To be clear: I am not asking people to refuse or resist AI – I’m asking people to give it a lot more thought than many of them are in the rush to try the shiny new thing, or to fear the uncertainty around the new thing (and this is not necessarily you, the reader, because of course it’s a spectrum).

What am I missing here? And is the term “Cultural Hallucination Bias” appropriate here or do I need to rephrase that?

Featured Image by Charles Thonney from Pixabay

3 thoughts on “The AI Cultural Hallucination Bias

  1. Thanks for the appeal to be thoughtful and intentionally equitable in an approach to AI. Somewhat surprised at the superficial reaction on Twi(X)tter to “hallucination” that ignores the rest of your article.

  2. I so appreciate this thought-provoking post. I am sure there are a lot of biases and issues that I’m missing, given my own positionality.

    I’m also really thinking a lot about your point towards the end regarding how do we deeply incorporate ethics and social justice, along with purposes and learning outcomes, into decisions around use of generative AI? I have also been thinking a lot about what I’m feeling in my own self as somewhat of a disconnect between the problems I know are there with generative AI and my own pull towards ” … and AI will transform education,” as you put it above. I have struggled with this in my own mind (can I justify using it when there are so many problems?) and started to think about how to support others in thinking deeply, and struggling, as well.
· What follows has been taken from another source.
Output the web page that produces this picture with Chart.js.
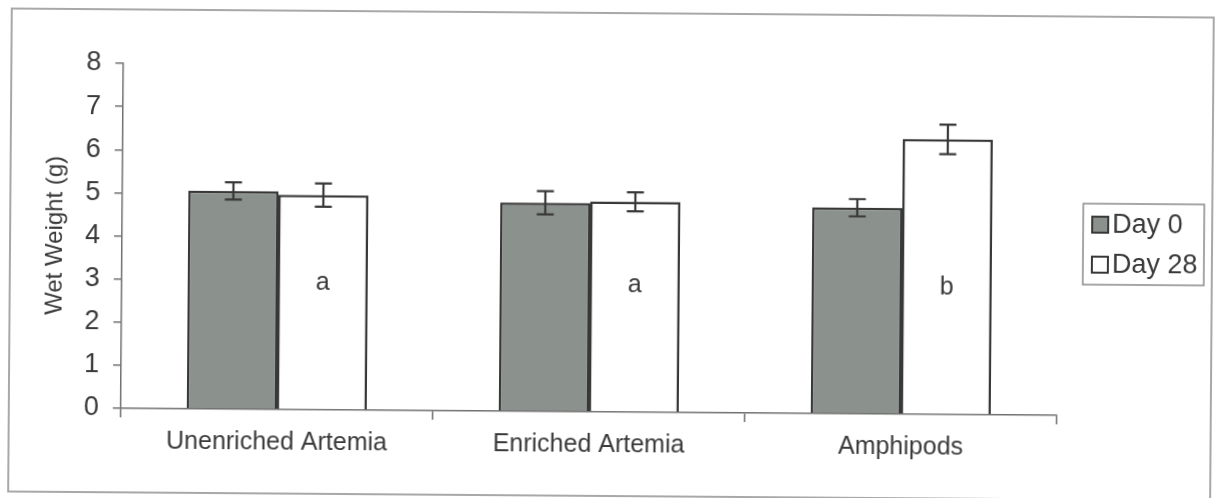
<!DOCTYPE html>
<html>
<head>
<meta charset="utf-8">
<script src="https://cdn.jsdelivr.net/npm/chart.js@4/dist/chart.umd.min.js"></script>
<style>
  html, body { margin: 0; padding: 0; background: #fff; overflow: hidden; }
  #wrap { width: 1217px; height: 498px; transform: rotate(0.43deg); transform-origin: 608px 249px; }
</style>
</head>
<body>
<div id="wrap"><canvas id="chart" width="1217" height="498"></canvas></div>
<script>
// data
const categories = ['Unenriched Artemia', 'Enriched Artemia', 'Amphipods'];
const day0 = [5.06, 4.84, 4.78];
const day0Err = [0.2, 0.27, 0.2];
const day28 = [4.98, 4.88, 6.38];
const day28Err = [0.27, 0.22, 0.34];
const letters = ['a', 'a', 'b'];
const yTicks = [0, 1, 2, 3, 4, 5, 6, 7, 8];

const ink = '#383838';
const axisCol = '#707070';
const textCol = '#3a3a3a';
const fontFam = '"Liberation Sans", Arial, sans-serif';

// error bars, drawn through the y scale
const errorBars = {
    id: 'errorBars',
    afterDatasetsDraw(chart) {
        const ctx = chart.ctx;
        const y = chart.scales.y;
        const errs = [day0Err, day28Err];
        ctx.save();
        ctx.strokeStyle = ink;
        ctx.lineWidth = 2.2;
        chart.data.datasets.forEach((ds, di) => {
            chart.getDatasetMeta(di).data.forEach((bar, i) => {
                const v = ds.data[i], e = errs[di][i];
                const top = y.getPixelForValue(v + e);
                const bot = y.getPixelForValue(v - e);
                ctx.beginPath();
                ctx.moveTo(bar.x, top); ctx.lineTo(bar.x, bot);
                ctx.moveTo(bar.x - 8.5, top); ctx.lineTo(bar.x + 8.5, top);
                ctx.moveTo(bar.x - 8.5, bot); ctx.lineTo(bar.x + 8.5, bot);
                ctx.stroke();
            });
        });
        ctx.restore();
    }
};

// significance letters inside the Day 28 bars
const letterLabels = {
    id: 'letterLabels',
    afterDatasetsDraw(chart) {
        const ctx = chart.ctx;
        const y = chart.scales.y.getPixelForValue(2.95);
        ctx.save();
        ctx.fillStyle = textCol;
        ctx.font = '25px ' + fontFam;
        ctx.textAlign = 'center';
        ctx.textBaseline = 'middle';
        chart.getDatasetMeta(1).data.forEach((bar, i) => {
            ctx.fillText(letters[i], bar.x, y);
        });
        ctx.restore();
    }
};

// boxed legend and outer frame
const frameLegend = {
    id: 'frameLegend',
    afterDraw(chart) {
        const ctx = chart.ctx;
        ctx.save();
        ctx.strokeStyle = '#a8a8a8';
        ctx.lineWidth = 2;
        ctx.strokeRect(10, 13, 1202, 483);

        ctx.strokeStyle = '#8a8a8a';
        ctx.lineWidth = 1.5;
        ctx.strokeRect(1083, 200, 121, 81);
        ctx.font = '27px ' + fontFam;
        ctx.textBaseline = 'middle';
        chart.data.datasets.forEach((ds, i) => {
            const cy = 221 + i * 40;
            ctx.fillStyle = ds.backgroundColor;
            ctx.fillRect(1092, cy - 8, 16, 16);
            ctx.strokeStyle = ink;
            ctx.lineWidth = 2;
            ctx.strokeRect(1092, cy - 8, 16, 16);
            ctx.fillStyle = textCol;
            ctx.fillText(ds.label, 1112, cy + 1);
        });
        ctx.restore();
    }
};

new Chart(document.getElementById('chart'), {
    type: 'bar',
    data: {
        labels: categories,
        datasets: [
            {
                label: 'Day 0',
                data: day0,
                backgroundColor: '#8b918c',
                borderColor: ink,
                borderWidth: 2.5,
                barPercentage: 1,
                categoryPercentage: 0.577
            },
            {
                label: 'Day 28',
                data: day28,
                backgroundColor: '#ffffff',
                borderColor: ink,
                borderWidth: 2.5,
                barPercentage: 1,
                categoryPercentage: 0.577
            }
        ]
    },
    options: {
        responsive: false,
        animation: false,
        layout: { padding: { left: 0, top: 67, right: 159, bottom: 0 } },
        plugins: {
            legend: { display: false },
            tooltip: { enabled: false }
        },
        scales: {
            x: {
                grid: { drawOnChartArea: false, tickLength: 9, color: axisCol, lineWidth: 1.5 },
                border: { color: axisCol, width: 1.5 },
                ticks: {
                    color: textCol,
                    padding: 9,
                    maxRotation: 0,
                    font: { family: fontFam, size: 25 }
                },
                afterFit: s => { s.height = 86; }
            },
            y: {
                min: 0,
                max: 8,
                afterBuildTicks: s => { s.ticks = yTicks.map(v => ({ value: v })); },
                grid: { drawOnChartArea: false, tickLength: 8, color: axisCol, lineWidth: 1.5 },
                border: { color: axisCol, width: 1.5 },
                ticks: {
                    color: textCol,
                    padding: 14,
                    font: { family: fontFam, size: 27 }
                },
                title: {
                    display: true,
                    text: 'Wet Weight (g)',
                    color: textCol,
                    font: { family: fontFam, size: 24 },
                    padding: { top: 41, bottom: 0 }
                },
                afterFit: s => { s.width = 122; }
            }
        }
    },
    plugins: [errorBars, letterLabels, frameLegend]
});
</script>
</body>
</html>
    I really appreciated your slide deck from your recent workshop discussing how to approach AI through various learning theories and frameworks including equity and socially just care. I started a very, very rough brainstorm about how to support people in thinking through ethical considerations when making their own decisions about use of AI in teaching and learning on my blog: https://blogs.ubc.ca/chendricks/2024/09/19/draft-ai-ethical-decision-framework/

    The more I think about this the more complex it is, and your points about considering learning theories and frameworks, and one’s learning objectives for courses, is crucial too. I’m trying to think about how to balance the fact that considering ethics and equity just is really complex, with how to support faculty to do so without overwhelm. And my super rough framework barely scratches the surface!

    I guess I’m just here to say thank you, I’m thinking about similar things in some way, and I love learning from you!

    1. thank you so much for sharing your reflection and struggles, too, Christina – I look forward to your post! I’ve just blogged today about some more complexity here 🙂 but which is also really about going to fundamentals: what is my teaching philosophy and how might AI fit into it (surprisingly, I feel like for any philosophy, you may choose to incorporate or refuse AI, but at least you know how the decision fits with you values). So for example, you and I are both cutting edge innovators with tech, we like playfulness, we want to promote student agency, and we’re also critical pedagogues, right? There’s a way, it’s just not the way many people are framing AI, that people like you and me (not identical, of course, but care about similar things) might be approaching AI pedagogically. But as educational developers, our way need not be the way of the educators we support – we can only provide questions and frameworks and critical AI literacy – I’m gonna go to your post once I finish reading the other comments on here.